3. Each iteration shrinks the left hand side $k$ bits to the right hand side $max(k-n+w, n)$ bits where $w$ is the word size.
So generally speaking, the reduction can be done very efficiently when the modulo is a Psudo-Mersenne Prime as it only requires shifting, addition and multiplication.

Nevertheless, drawback of using such method is also obvious as such implementation will usually requires multiple parties to use a fixed setup which will potentially results into both interoperability and security problems.

$GF(2^n)$ is another filed of common usage in cryptography. Trinomial and pentanomial are the mostly used modular in this scenario. We will show how  trinomial simplifies the reduction. Same technique can be applied to pentanomial straight forward.

The idea is very similar to the prime field one. Presume we have the trinomial modulo $f(x)$ such that

f(x) = x^n + x^t + 1

where $0 < t < n/2$.

We immediately have

x^n \equiv x^t + 1 (\mod f(x))

Given a polynomial $z(x)$ with degree greater to $n$, we rewrite $z(x)$ as

z(x) = z''(x) x^n + z'(x)

where $z'(x)$ is the polynomial represented by the Least Significant $n-1$ bits of $z(x)$ and $z''(x)$ the others.

Then just like what we have done on $GF(p)$, we compute the modular by

z(x) = z''(x) x^n + z'(x) \equiv z''(x) (x^t + 1) + z'(x)\\
\equiv z''(x) x^t + z''(x) + z'(x) (\mod f(x))

This can be done very efficiently as $t$ is a "small" number.

[2] also described another optimization to the standard reduction.

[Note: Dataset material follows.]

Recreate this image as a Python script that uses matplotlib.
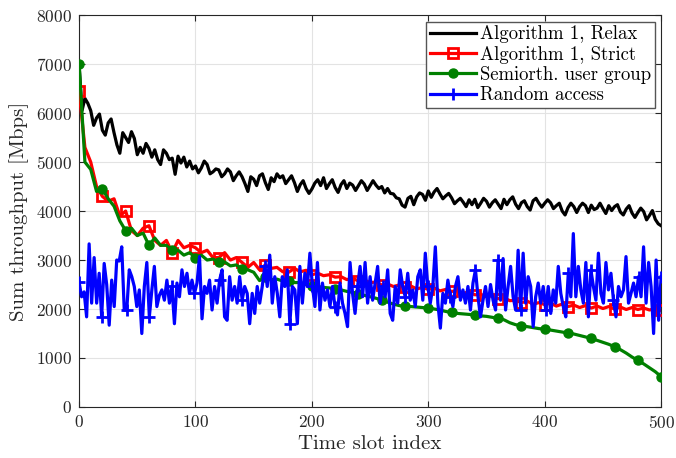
import numpy as np
import matplotlib
matplotlib.use("Agg")
import matplotlib.pyplot as plt

plt.rcParams['font.family'] = ['cmr10', 'DejaVu Serif']
plt.rcParams['mathtext.fontset'] = 'cm'
plt.rcParams['axes.formatter.use_mathtext'] = True

# ---------------- data ----------------
labels = ["Algorithm 1, Relax", "Algorithm 1, Strict",
          "Semiorth. user group", "Random access"]
x_ticks = [0, 100, 200, 300, 400, 500]
y_ticks = [0, 1000, 2000, 3000, 4000, 5000, 6000, 7000, 8000]

# Algorithm 1, Relax (every 2.5 slots)
relax = [7000, 6050, 6300, 6200, 6050, 5750, 5900, 5980, 5650, 5550,
         5800, 5880, 5600, 5350, 5180, 5600, 5500, 5400, 5620, 5480,
         5150, 5300, 5180, 5380, 5280, 5100, 5250, 5050, 4950, 5250,
         5180, 5050, 5080, 4750, 5120, 4980, 5100, 4900, 5020, 4860,
         4920, 4780, 4880, 5020, 4950, 4760, 4800, 4860, 4840, 4700,
         4760, 4860, 4800, 4620, 4720, 4800, 4700, 4560, 4400, 4700,
         4650, 4520, 4720, 4760, 4580, 4440, 4680, 4600, 4760, 4680,
         4720, 4560, 4640, 4720, 4580, 4400, 4540, 4620, 4460, 4360,
         4450, 4570, 4640, 4520, 4680, 4460, 4560, 4640, 4480, 4380,
         4540, 4620, 4460, 4570, 4530, 4420, 4520, 4620, 4550, 4420,
         4520, 4620, 4530, 4460, 4500, 4370, 4460, 4360, 4350, 4270,
         4250, 4120, 4080, 4260, 4300, 4130, 4290, 4370, 4340, 4220,
         4410, 4280, 4390, 4460, 4350, 4250, 4310, 4360, 4270, 4150,
         4210, 4260, 4180, 4090, 4230, 4130, 4240, 4070, 4160, 4260,
         4200, 4080, 4170, 4230, 4140, 4050, 4240, 4130, 4230, 4290,
         4140, 4050, 4170, 4210, 4090, 4020, 4210, 4260, 4160, 4080,
         4160, 4230, 4170, 4050, 4110, 4160, 4000, 3920, 4070, 4160,
         4090, 3970, 4090, 4160, 4110, 3970, 4120, 4030, 4060, 4160,
         4050, 3950, 4110, 4010, 4090, 4130, 3980, 3920, 4040, 4110,
         3960, 3870, 3970, 4060, 3990, 3820, 3910, 4010, 3830, 3740,
         3700]

# Algorithm 1, Strict (every 5 slots)
strict = [6450, 5300, 5000, 4500, 4300, 4200, 4250, 3900, 4000, 3600,
          3500, 3650, 3700, 3400, 3300, 3400, 3150, 3400, 3250, 3300,
          3250, 3150, 3200, 3050, 3050, 3150, 3000, 3050, 2950, 2850,
          2950, 2800, 2900, 2830, 2850, 2760, 2750, 2830, 2760, 2790,
          2700, 2730, 2680, 2700, 2650, 2660, 2600, 2630, 2570, 2590,
          2540, 2550, 2490, 2510, 2460, 2490, 2440, 2470, 2410, 2440,
          2400, 2430, 2370, 2400, 2360, 2370, 2320, 2350, 2290, 2300,
          2250, 2270, 2210, 2230, 2170, 2180, 2130, 2160, 2100, 2130,
          2090, 2120, 2060, 2100, 2050, 2080, 2030, 2070, 2020, 2060,
          2010, 2050, 2000, 2040, 1990, 2030, 1990, 2020, 1980, 2010,
          1970]

# Semiorth. user group (every 5 slots)
semiorth = [7000, 5000, 4850, 4400, 4450, 4250, 4100, 3800, 3600, 3650,
            3500, 3550, 3300, 3450, 3300, 3300, 3200, 3200, 3100, 3150,
            3050, 3100, 3000, 3020, 2950, 2960, 2880, 2900, 2820, 2800,
            2750, 2580, 2650, 2600, 2610, 2570, 2570, 2540, 2540, 2500,
            2480, 2460, 2440, 2430, 2410, 2390, 2360, 2340, 2310, 2280,
            2250, 2220, 2180, 2140, 2100, 2070, 2060, 2050, 2040, 2030,
            2020, 2000, 1980, 1950, 1930, 1910, 1900, 1890, 1880, 1860,
            1850, 1830, 1810, 1780, 1720, 1680, 1660, 1640, 1620, 1600,
            1590, 1570, 1550, 1530, 1510, 1490, 1460, 1430, 1400, 1360,
            1320, 1280, 1230, 1170, 1100, 1020, 950, 880, 800, 720,
            620]

# Random access (evenly spaced over slots 0..500)
random_access = [2550, 2250, 2350, 1840, 3330, 2120, 3050, 2120, 2730, 1840,
                 2930, 2500, 1670, 2590, 2050, 3000, 2980, 3270, 1980, 1980,
                 2800, 2660, 2460, 2050, 2390, 1500, 2460, 2950, 1840, 2390,
                 2870, 2050, 2280, 2390, 2180, 2590, 2120, 2460, 1700, 2530,
                 2250, 2800, 2460, 2730, 2320, 2590, 2320, 2530, 3070, 1800,
                 2460, 2320, 2590, 1980, 2460, 2120, 2590, 2800, 1840, 1770,
                 2660, 2180, 2460, 2120, 2660, 2180, 2460, 2320, 1700, 2320,
                 1910, 2460, 2120, 2460, 2870, 2460, 3100, 2120, 2660, 2320,
                 1840, 2660, 2460, 2800, 1700, 2460, 2390, 1700, 2870, 2120,
                 2730, 2460, 3140, 2460, 2050, 2950, 1980, 2530, 2180, 2390,
                 2050, 2460, 2050, 1880,
                 2530, 2120, 1910, 1640, 2950, 2320, 1910, 2460, 2870, 2250,
                 2950, 2120, 2660, 2180, 2530, 2870, 2120, 2460, 2250, 2800,
                 1910, 1770, 2460, 2120, 2800, 2460, 2250, 2730, 2180, 2390,
                 2050, 2660, 2800, 2180, 3140, 2460, 2120, 2460, 3270, 2120,
                 1610, 2320, 2120, 2590, 2250, 2050, 2460, 2660, 2180, 2390,
                 2120, 2460, 1980, 2530, 2800, 2250, 1840, 2180, 2460, 2050,
                 2500, 2180, 1980, 3000, 2180, 3030, 1980, 2460, 2870, 2250,
                 1980, 3200, 1980, 3140, 2120, 2660, 2460, 1640, 2250, 2530,
                 2120, 2460, 1980, 2460, 1910, 2390, 2120, 2870, 2320, 2050,
                 1840, 2730, 2250, 3540, 2250, 2870, 2390, 2120, 2950, 1840,
                 2800, 2460, 2180, 3140, 2320, 2120, 2950, 2390, 2730, 2180,
                 1840, 2460, 2250, 2390, 3070, 2120, 2320, 2530, 2250, 2660,
                 2250, 3270, 2120, 2950, 2460, 1500, 3000, 1770, 2660]

# ---------------- plot ----------------
x_relax = np.linspace(0, 500, len(relax))
x_strict = np.linspace(0, 500, len(strict))
x_semi = np.linspace(0, 500, len(semiorth))
x_rand = np.linspace(0, 500, len(random_access))

def marks(xs, step=20):
    return sorted(set(int(np.argmin(np.abs(xs - m))) for m in np.arange(0, 501, step)))

fig = plt.figure(figsize=(6.76, 4.58), dpi=100)
ax = fig.add_axes([0.117, 0.1114, 0.861, 0.8556])

lw = 2.3
ax.plot(x_relax, relax, color='black', lw=lw, label=labels[0], zorder=3)
ax.plot(x_strict, strict, color='red', lw=lw, marker='s', ms=6.5, mfc='none',
        mec='red', mew=2, markevery=marks(x_strict), label=labels[1], zorder=4)
ax.plot(x_semi, semiorth, color='green', lw=lw, marker='o', ms=6.5,
        mfc='green', mec='green', markevery=marks(x_semi), label=labels[2], zorder=5)
ax.plot(x_rand, random_access, color='blue', lw=lw, marker='+', ms=9, mew=2,
        markevery=marks(x_rand), label=labels[3], zorder=6)

ax.set_xlim(0, 500)
ax.set_ylim(0, 8000)
ax.set_xticks(x_ticks)
ax.set_yticks(y_ticks)
ax.tick_params(direction='in', top=True, right=True, length=4, width=0.8,
               labelsize=12.5, colors='#262626', pad=5)
ax.grid(True, color='#e3e3e3', lw=0.8, zorder=0)
ax.set_axisbelow(True)
for s in ax.spines.values():
    s.set_color('#262626')
    s.set_linewidth(0.8)

ax.set_xlabel('Time slot index', fontsize=15, color='#262626', labelpad=3)
ax.set_ylabel('Sum throughput [Mbps]', fontsize=15, color='#262626', labelpad=5)

leg = ax.legend(loc='upper right', fontsize=13.5, handlelength=2.45,
                handletextpad=0.2, borderpad=0.2, labelspacing=0.12,
                fancybox=False, framealpha=1, borderaxespad=0.35)
leg.get_frame().set_edgecolor('#555555')
leg.get_frame().set_linewidth(1.0)

fig.savefig('out.png', dpi=100)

Consider during a standard procedure of reducing $z(x)$ of degree $m$ to $f(x)$ of degree $n$:

z(x) = a_m x^m + a_{m-1} x^{m-1} + ... a_1 x^1 + a_0 x^0\\
f(x) = x^n + x^t + 1

When we try to reduce $a_ix^{i}$, there are two cases:
• If $a_{i} = 0$, then nothing will be changed to the remainder, or
• If $a_{i} = 1$, then $1$ will be added to the bits aligned to $x^t$ and $1$ in $f(x)$, namely $a_{i - n + t}$ and $a_{i-n}$.
Since adding $0$ does not change the remainder, these two cases can be generalised to one; therefore we can write the standard reduction procedure as:

INPUT: $z(x)$
OUTPUT: $z(x)$
1. for $i = m$ to $n$ by $-1$
2. {
3.     $a_{i - n + t} += a_i$
4.     $a_{i - n} += a_i$
5. }
6. return $z(x)$

The advantage of using such algorithm does not seem obvious from a software perspective; however, it can be implemented very efficiently by hardware as it simply updates $z(x)$ and requires no extra storage.

Another advantage is that such code requires only $0 < t < n$ and can be executed in a constant time.

[1]Menezes, Alfred J., Paul C. Van Oorschot, and Scott A. Vanstone. Handbook of applied cryptography. CRC press, 1996.

[2]Blake, Ian F., Gadiel Seroussi, and Nigel Smart. Elliptic curves in cryptography. Vol. 265. Cambridge university press, 1999.